The U.S. Census Bureau conducted the Social Security Administration Supplement on Retirement, Pensions, and Related Content (SSA Supplement) on behalf of the SSA. The SSA Supplement is a separate survey from the Survey of Income and Program Participation (SIPP), even though the sample includes households that completed 2014 Wave 1 SIPP interviews. The topics included in the SSA Supplement are from previous SIPP panel topical modules.

Topics included in the SSA Supplement:

- Personal retirement plan contributions and withdrawals
- Participation in pension and retirement plans provided by an employer or business
- Marital history
- Health status
- Work, Adult, and Child disabilities

The 2014 SIPP removed these topics in order to reduce overall respondent burden since it is not necessary to ask them each wave.

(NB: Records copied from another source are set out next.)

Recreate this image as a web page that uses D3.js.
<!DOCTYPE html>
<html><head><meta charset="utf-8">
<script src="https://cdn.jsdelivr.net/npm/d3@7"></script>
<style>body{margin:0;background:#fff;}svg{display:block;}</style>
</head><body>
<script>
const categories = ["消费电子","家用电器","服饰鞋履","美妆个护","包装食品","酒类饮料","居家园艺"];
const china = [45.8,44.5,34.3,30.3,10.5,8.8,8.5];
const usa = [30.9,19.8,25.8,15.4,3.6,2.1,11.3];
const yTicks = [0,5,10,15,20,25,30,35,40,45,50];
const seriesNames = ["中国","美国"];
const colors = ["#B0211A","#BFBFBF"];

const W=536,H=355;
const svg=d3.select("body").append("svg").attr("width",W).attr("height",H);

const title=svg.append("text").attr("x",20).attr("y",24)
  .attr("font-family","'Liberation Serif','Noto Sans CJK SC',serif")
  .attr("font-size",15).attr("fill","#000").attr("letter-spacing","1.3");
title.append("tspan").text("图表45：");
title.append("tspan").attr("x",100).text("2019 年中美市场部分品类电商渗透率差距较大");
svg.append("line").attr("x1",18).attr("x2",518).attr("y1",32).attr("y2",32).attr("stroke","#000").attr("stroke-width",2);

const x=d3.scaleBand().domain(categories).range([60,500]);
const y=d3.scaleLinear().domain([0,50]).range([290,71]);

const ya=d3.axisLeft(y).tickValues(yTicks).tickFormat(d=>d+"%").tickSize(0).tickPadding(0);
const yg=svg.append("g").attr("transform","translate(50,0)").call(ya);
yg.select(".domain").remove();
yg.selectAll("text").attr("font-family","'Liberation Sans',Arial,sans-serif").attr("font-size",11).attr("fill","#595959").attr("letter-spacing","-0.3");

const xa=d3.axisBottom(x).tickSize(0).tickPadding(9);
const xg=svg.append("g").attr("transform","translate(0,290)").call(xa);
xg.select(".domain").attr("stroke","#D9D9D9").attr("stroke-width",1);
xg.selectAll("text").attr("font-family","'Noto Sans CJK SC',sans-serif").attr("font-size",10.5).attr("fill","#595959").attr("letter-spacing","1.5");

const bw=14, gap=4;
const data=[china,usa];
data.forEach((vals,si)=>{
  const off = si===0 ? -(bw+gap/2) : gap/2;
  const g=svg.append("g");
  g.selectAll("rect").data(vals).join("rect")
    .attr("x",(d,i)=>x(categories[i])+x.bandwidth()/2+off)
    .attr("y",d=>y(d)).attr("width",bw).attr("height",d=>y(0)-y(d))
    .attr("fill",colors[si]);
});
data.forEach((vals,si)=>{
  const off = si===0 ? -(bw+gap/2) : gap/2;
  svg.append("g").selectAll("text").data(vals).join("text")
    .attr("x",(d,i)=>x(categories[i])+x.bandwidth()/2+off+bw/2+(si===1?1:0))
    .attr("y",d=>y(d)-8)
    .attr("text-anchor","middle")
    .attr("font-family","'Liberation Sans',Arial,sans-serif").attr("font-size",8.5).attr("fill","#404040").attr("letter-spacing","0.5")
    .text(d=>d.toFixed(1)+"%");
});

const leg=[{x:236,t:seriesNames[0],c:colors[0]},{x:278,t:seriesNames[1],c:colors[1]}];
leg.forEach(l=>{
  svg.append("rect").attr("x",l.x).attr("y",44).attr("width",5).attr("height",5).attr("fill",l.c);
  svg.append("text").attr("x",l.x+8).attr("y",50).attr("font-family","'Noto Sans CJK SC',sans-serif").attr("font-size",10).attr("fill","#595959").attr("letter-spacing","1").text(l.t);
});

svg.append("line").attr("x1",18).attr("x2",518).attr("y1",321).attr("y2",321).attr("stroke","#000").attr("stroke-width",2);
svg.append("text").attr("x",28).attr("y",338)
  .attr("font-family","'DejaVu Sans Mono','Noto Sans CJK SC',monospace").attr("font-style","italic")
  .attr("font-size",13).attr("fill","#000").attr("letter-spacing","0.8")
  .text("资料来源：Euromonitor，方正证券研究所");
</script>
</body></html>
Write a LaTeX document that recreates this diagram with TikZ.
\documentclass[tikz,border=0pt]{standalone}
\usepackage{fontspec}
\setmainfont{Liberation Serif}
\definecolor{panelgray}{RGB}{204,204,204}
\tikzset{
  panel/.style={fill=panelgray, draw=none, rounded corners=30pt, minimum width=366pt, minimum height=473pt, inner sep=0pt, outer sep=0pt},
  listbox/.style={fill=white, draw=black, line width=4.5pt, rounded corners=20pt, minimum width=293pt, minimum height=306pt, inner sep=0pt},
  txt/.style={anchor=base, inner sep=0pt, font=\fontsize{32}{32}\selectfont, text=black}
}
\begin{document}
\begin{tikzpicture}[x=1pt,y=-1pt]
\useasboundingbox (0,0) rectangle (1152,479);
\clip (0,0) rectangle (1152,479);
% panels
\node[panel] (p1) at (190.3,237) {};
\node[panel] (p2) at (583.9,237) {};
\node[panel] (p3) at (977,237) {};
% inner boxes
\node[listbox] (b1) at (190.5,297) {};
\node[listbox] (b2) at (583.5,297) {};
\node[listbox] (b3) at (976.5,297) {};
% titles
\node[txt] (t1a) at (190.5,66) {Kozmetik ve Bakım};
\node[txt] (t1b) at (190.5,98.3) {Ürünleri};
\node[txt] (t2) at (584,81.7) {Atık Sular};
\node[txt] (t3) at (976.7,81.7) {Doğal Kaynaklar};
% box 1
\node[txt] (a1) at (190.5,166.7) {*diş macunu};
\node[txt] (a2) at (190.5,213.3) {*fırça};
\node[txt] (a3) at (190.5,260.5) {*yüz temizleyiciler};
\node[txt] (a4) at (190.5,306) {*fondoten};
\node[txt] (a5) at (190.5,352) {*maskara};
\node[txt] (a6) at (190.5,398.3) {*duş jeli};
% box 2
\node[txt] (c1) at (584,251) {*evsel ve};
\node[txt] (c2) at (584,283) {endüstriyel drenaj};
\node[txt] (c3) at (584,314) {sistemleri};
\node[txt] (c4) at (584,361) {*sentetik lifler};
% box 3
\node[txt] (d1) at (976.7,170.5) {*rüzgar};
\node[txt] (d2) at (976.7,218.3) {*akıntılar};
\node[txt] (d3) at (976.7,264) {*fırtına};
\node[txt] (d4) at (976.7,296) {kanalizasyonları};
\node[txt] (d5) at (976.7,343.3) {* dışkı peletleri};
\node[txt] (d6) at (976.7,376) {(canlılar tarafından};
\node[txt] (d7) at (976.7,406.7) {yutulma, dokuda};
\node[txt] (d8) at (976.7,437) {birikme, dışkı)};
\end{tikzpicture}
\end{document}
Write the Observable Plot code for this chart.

However, the SSA still needs the data from these topics to analyze the economic and social situation of people with disabilities and people in or approaching retirement. Examples include adjusting the age for retirement benefits, assessing people's ability to save for retirement, estimating the number of legally eligible people for Social Security divorce benefits, and evaluating and modifying the disability criteria for Supplemental Security Income (SSI) eligibility.

The SSA Supplement was a one-time survey conducted after Wave 1 of the 2014 SIPP panel, from September through November 2014. All interviews were conducted by centralized telephone – there was no personal visit component.